Even more preposterous than the intelligence community’s seeming cognitive dissonance about collaboration between terrorists across ideological and religious lines are claims made by various conspiracy theorists–including, notably, Seymour Hersh of the New Yorker–that Secretary Feith’s organization had its own mini-CIA cooking up fraudulent intelligence. Hersh penned a fantastic tale back in May 2003 that depicted Feith and his subordinates, certain other administration officials, and several Washington think tanks all operating under the insidious influence Leo Strauss to create, with the help of disreputable Iraqi defectors, “selective” (read fraudulent) intelligence that could justify removing Saddam Hussein from power.

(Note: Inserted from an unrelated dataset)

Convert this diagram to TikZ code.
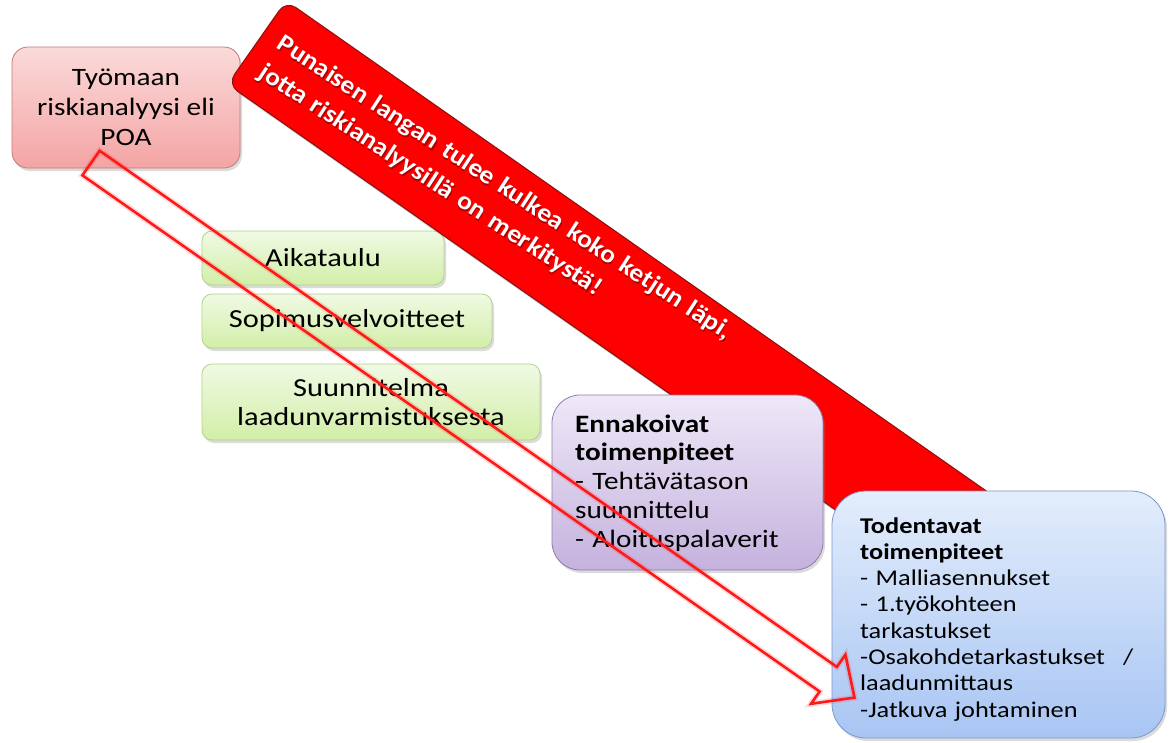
\documentclass[tikz,border=0pt]{standalone}
\usepackage{fontspec}
\setmainfont{Carlito}[FakeStretch=1.17]
\newfontfamily\bannerfont{Carlito}[FakeStretch=1.08]
\usetikzlibrary{shadows,calc}

\definecolor{pinktop}{HTML}{FBDADA}
\definecolor{pinkbot}{HTML}{F4A4A4}
\definecolor{pinkline}{HTML}{C57A7A}
\definecolor{greentop}{HTML}{F0FAE4}
\definecolor{greenbot}{HTML}{D2EEA8}
\definecolor{greenline}{HTML}{B3D28A}
\definecolor{violettop}{HTML}{EEE8F7}
\definecolor{violetbot}{HTML}{C5B2DE}
\definecolor{violetline}{HTML}{8E7CAC}
\definecolor{bluetop}{HTML}{E3EDFC}
\definecolor{bluebot}{HTML}{A8C5F3}
\definecolor{blueline}{HTML}{7B98CA}
\definecolor{bandred}{HTML}{FF0000}
\definecolor{banddark}{HTML}{B80000}
\definecolor{bandline}{HTML}{8A1010}
\definecolor{arrowred}{HTML}{FF1A1A}

\begin{document}
\begin{tikzpicture}[x=1pt,y=-1pt,
  roundbox/.style={draw, line width=0.8pt, inner sep=0pt,
    drop shadow={opacity=0.28, shadow xshift=2pt, shadow yshift=-3pt}},
  pinkbox/.style={roundbox, rounded corners=16pt, top color=pinktop,
    bottom color=pinkbot, draw=pinkline, align=center,
    font=\fontsize{25}{30}\selectfont},
  greenbox/.style={roundbox, rounded corners=10pt, top color=greentop,
    bottom color=greenbot, draw=greenline, align=center,
    font=\fontsize{26}{29}\selectfont},
  violetbox/.style={roundbox, rounded corners=28pt, top color=violettop,
    bottom color=violetbot, draw=violetline},
  bluebox/.style={roundbox, rounded corners=34pt, top color=bluetop,
    bottom color=bluebot, draw=blueline},
  listtext/.style={inner sep=0pt, anchor=base west, align=left},
  band/.style={draw=bandline, line width=1pt, rounded corners=12pt,
    inner sep=0pt, left color=bandred, middle color=banddark,
    right color=bandred,
    drop shadow={opacity=0.35, shadow xshift=2pt, shadow yshift=-3pt}},
  bandtext/.style={inner sep=0pt, anchor=base west, align=left,
    text width=700pt, text=white,
    font=\bannerfont\bfseries\fontsize{25.3}{34}\selectfont},
  hollowarrow/.style={draw=arrowred, line width=2.6pt, line join=miter,
    preaction={draw=arrowred, line width=6pt, opacity=0.15}}
]
\useasboundingbox (0,0) rectangle (1173,742);
\fill[white] (0,0) rectangle (1173,742);

% risk analysis box
\node[pinkbox, minimum width=228pt, minimum height=121pt] (poa) at (126,107.5)
  {Työmaan\\riskianalyysi eli\\POA};

% planning inputs
\node[greenbox, minimum width=242pt, minimum height=54pt] (aika) at (323,258) {Aikataulu};
\node[greenbox, minimum width=290pt, minimum height=54pt] (sopimus) at (347,321) {Sopimusvelvoitteet};
\node[greenbox, minimum width=338pt, minimum height=76pt] (suunn) at (371,402)
  {Suunnitelma\\laadunvarmistuksesta};

% diagonal red band with its message (dark copy underneath gives the text shadow)
\begin{scope}[shift={(286,0)}, rotate=-35, transform shape]
  \node[band, anchor=north west, minimum width=900pt, minimum height=102pt] (bandbox) at (0,0) {};
  \node[bandtext, rotate=2, text=black, opacity=0.3] (bandshade) at (20.5,46.5)
    {Punaisen langan tulee kulkea koko ketjun läpi,\\jotta riskianalyysillä on merkitystä!};
  \node[bandtext, rotate=2] (bandmsg) at (19,45)
    {Punaisen langan tulee kulkea koko ketjun läpi,\\jotta riskianalyysillä on merkitystä!};
\end{scope}

% preventive measures
\node[violetbox, minimum width=271pt, minimum height=175pt] (ennbox) at (687.5,482.5) {};
\node[listtext, text width=240pt, font=\fontsize{25}{28.8}\selectfont] (enntxt) at (575,432)
  {\textbf{Ennakoivat}\\\textbf{toimenpiteet}\\- Tehtävätason\\suunnittelu\\- Aloituspalaverit};

% verifying measures
\node[bluebox, minimum width=333pt, minimum height=247pt] (todbox) at (998.5,614.5) {};
\node[listtext, text width=300pt, font=\fontsize{22.5}{26.3}\selectfont] (todtxt) at (860,533)
  {\textbf{Todentavat}\\\textbf{toimenpiteet}\\- Malliasennukset\\- 1.työkohteen\\tarkastukset\\-Osakohdetarkastukset\hspace{0.8em}/\\laadunmittaus\\-Jatkuva johtaminen};

% hollow block arrow from the risk analysis to the verifying measures
\coordinate (arrtail) at (91,163);
\begin{scope}[shift={(arrtail)}, rotate=-35]
  \coordinate (arrtip) at (932,0);
  \draw[hollowarrow] (0,-15) -- (900,-15) -- (900,-30) -- (arrtip)
    -- (900,30) -- (900,15) -- (0,15) -- cycle;
\end{scope}
\end{tikzpicture}
\end{document}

This claim too has been shown to be without merit. As the Washington Post reported in an article last month headlined “Feith’s Analysts Given a Clean Bill”: “Neither the House nor Senate intelligence committees…which have been investigating prewar intelligence for eight months, have found support for allegations that Pentagon analysts went out and collected their own intelligence…. Nor have investigators found that the Pentagon analysis about Iraq significantly shaped the case the administration made for going to war.” In short, there is, as the saying goes, “no there, there” with regard to the series of scurrilous charges leveled at Feith and his team of dedicated, principled and courageous professionals.
I have long been proud to call Doug Feith a friend and colleague and to be associated with many of those who are helping him and Donald Rumsfeld perform difficult, usually thankless work in the Office of the Secretary of Defense during a time of grave national peril. I have never been prouder of these outstanding men and women, however, than I am today. For while some clearly intend to continue to manufacture and publicize allegations of misconduct on their part–presumably in the interest of undermining public confidence in President Bush, his national security team, and its conduct of the war on terror–America owes them a deep debt of gratitude. As papers of record, however reluctantly, eventually publish the truth, they will be recognized for the heroes they truly are.